George Washington's Spymaster

Most Americans know about the traitor Benedict Arnold and even his contact Major John Andre, the head of the British Army’s intelligence service in North America. Few of those reading this post probably have ever heard of Major Benjamin Tallmadge, General George Washington’s spymaster much less the Culper Spy Ring which uncovered the plot to turn West Point over to the British.

Washington is known for being a leader, soldier and a politician, but he also understood the value of intelligence. He was adept at knowing how to acquire the information and use the intelligence effectively to either deceive the British or change his battlefield plans.

The reality Washington and the Continental Army faced was that the British Army was more experienced, better funded, equipped and trained. Washington’s job was as much avoiding a disastrous defeat as it was winning battles. As long as the Continental Army was in the field, the British had to “honor the threat.”

General Sir Henry Clinton, the British commander in North America had his headquarters in New York City and although he had a large force in New York, Charleston and Savannah, his options were limited. They were made more so by an intelligence organization that would make the OSS and the CIA proud.

In 1778, New Yorker Benjamin Tallmadge, an officer in the Second Continental Dragoons, was tasked by Washington to set up an intelligence gathering operation. He arranged for Abraham Woodhull to be released from a British prison where he was doing time for “illegal trading.” Later, Robert Townsend would join the New York based operation.

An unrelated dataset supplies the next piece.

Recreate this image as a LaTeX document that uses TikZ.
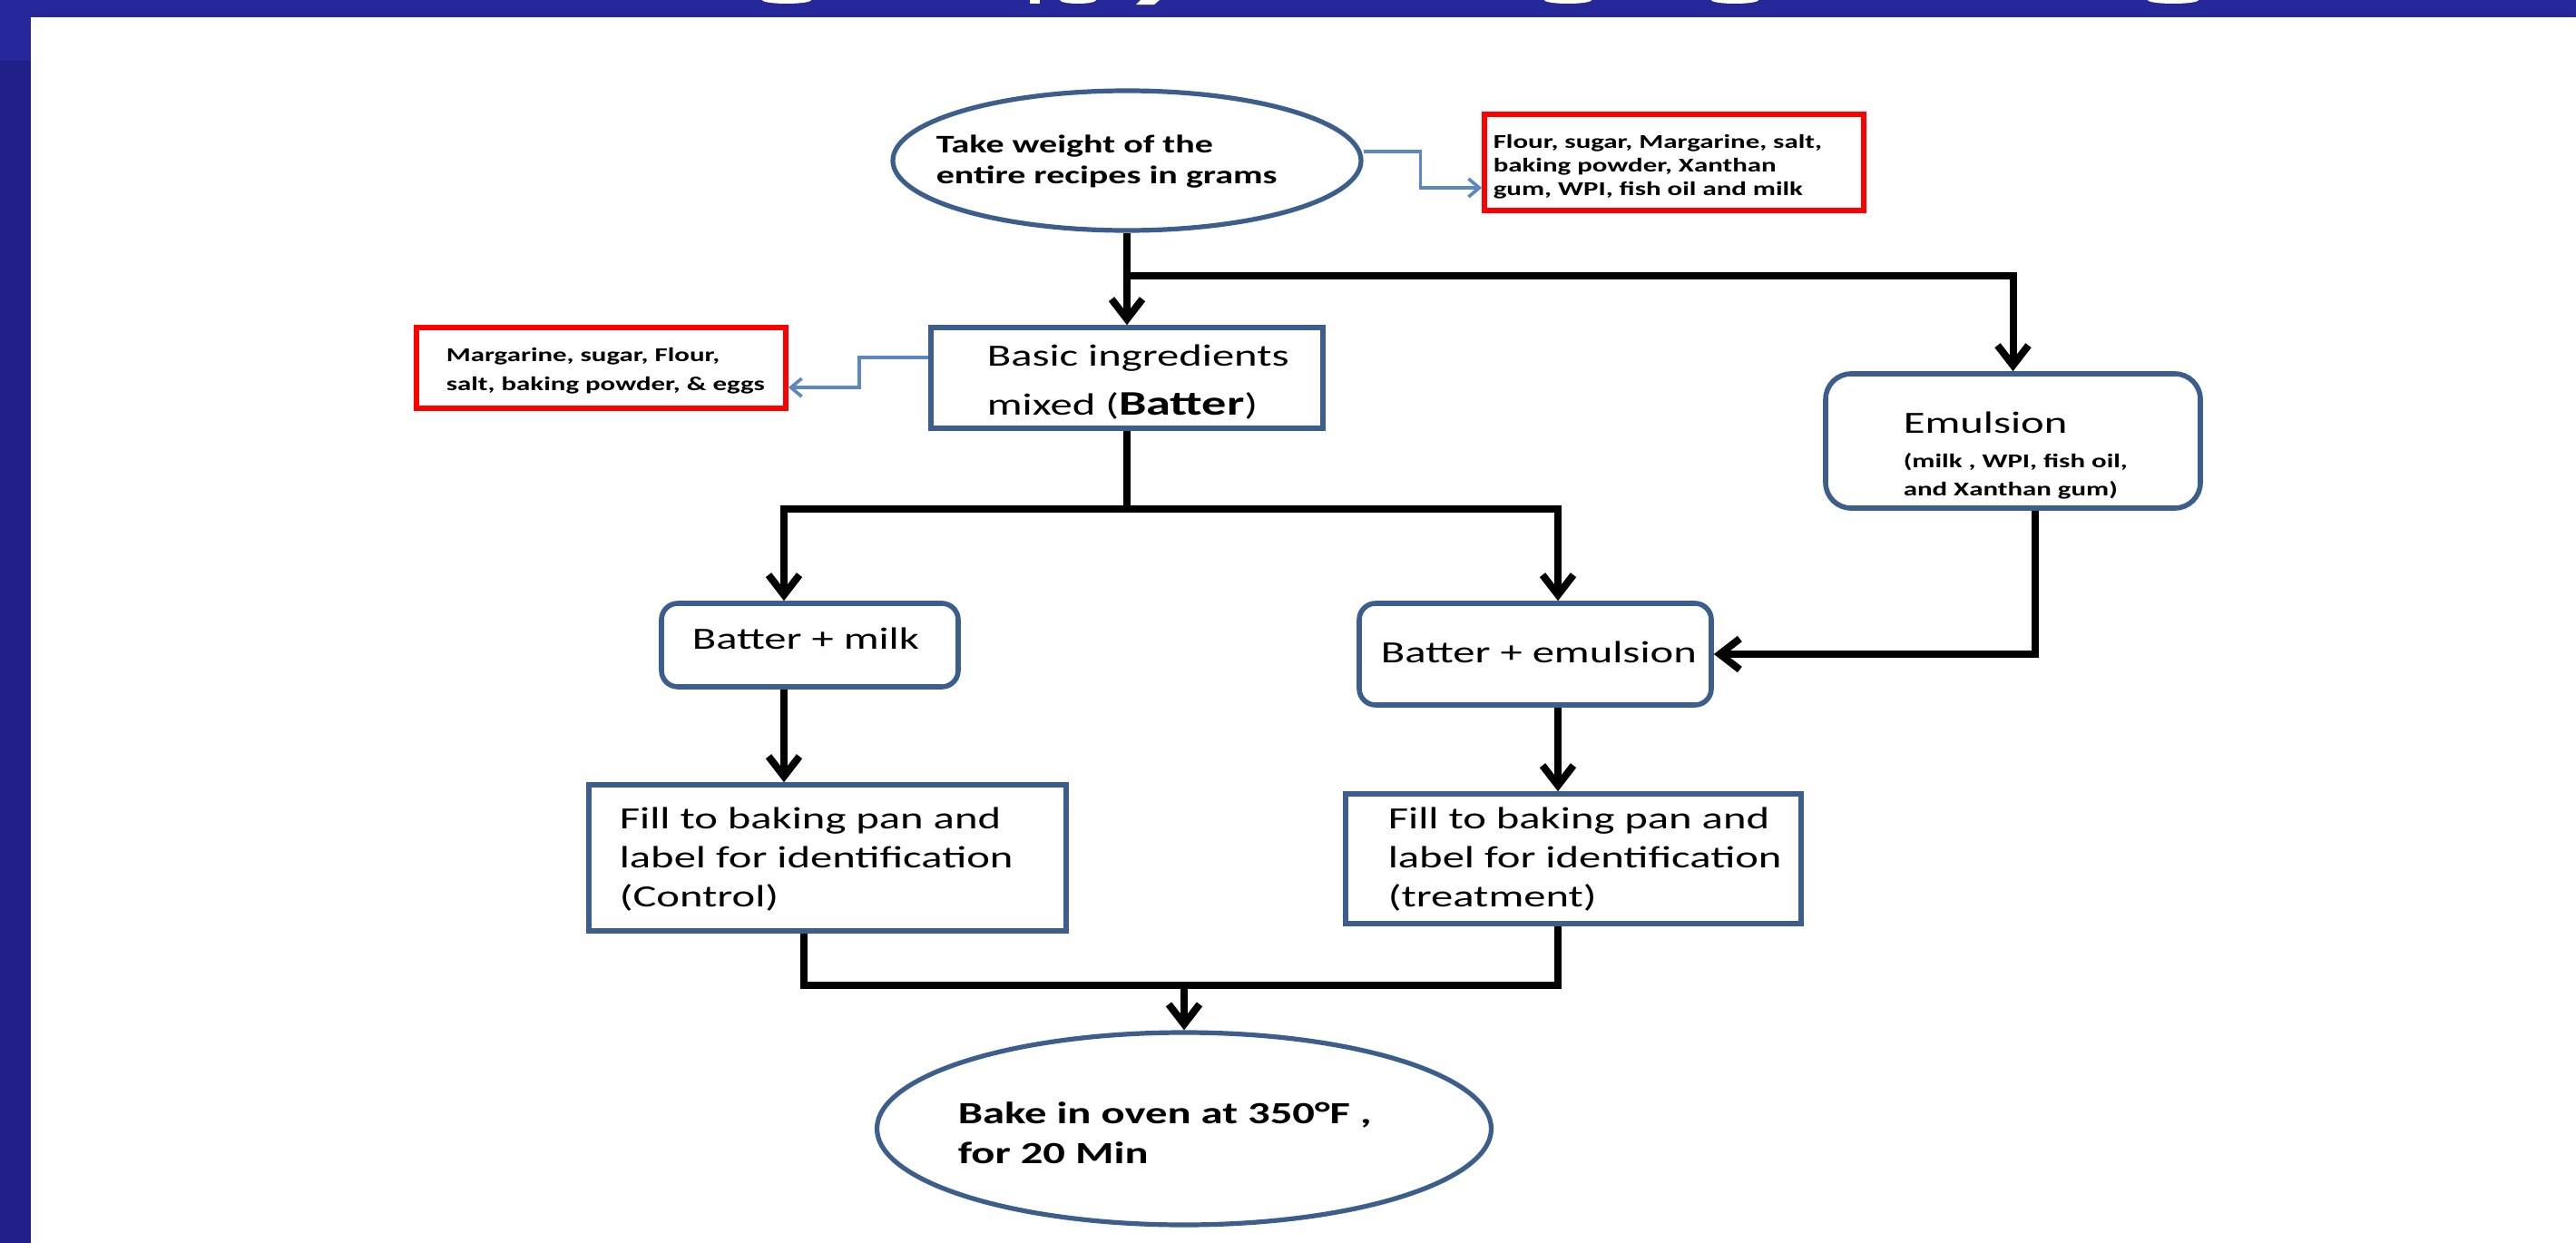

The ring was named after a Culpeper County in Virginia. Woodhull was known as Samuel Culper, Sr. and Townsend was known as Samuel Culper, Jr. while Tallmadge was referred to as John Bolton. Agents and individuals were never referred to by name, but by a number. Washington was Agent 711.

The Culper Ring used all sorts of modern techniques such as dead drops, code names for individuals, codes and ciphers. One member, Anna Strong, would signal that she had information to pass on by the way she hung the laundry to dry in her yard. 

Its cipher book had a vocabulary that assigned three-digit numbers to each word. The code enabled them to send messages that were undecipherable to anyone without the code book. Tallmadge could change the cipher without reprinting the books by simply telling the holders of the book what order the numbers for each word had to be in, e.g. “majesty” in the main version was 793. Changing the order to 397 again makes the code hard to decipher!

The Culper Ring helped Washington warn the French that the British were going to try to attack their Army right after it landed. The French were ready and the British attack failed. Washington often used the Culper Ring to plant disinformation about his army’s movements, strengths and intentions.

Tallmadge’s, and others’ efforts to gather intelligence about the British Army and Royal Navy was a closely guarded secret and not revealed until 1790. To this day, the identities of some of its members are unknown and probably lost to history.

The effectiveness of the Tallmadge’s ring was best summed up by a British intelligence officer after the war, when he said, “Washington didn’t out fight the British Army, he out-spied us.”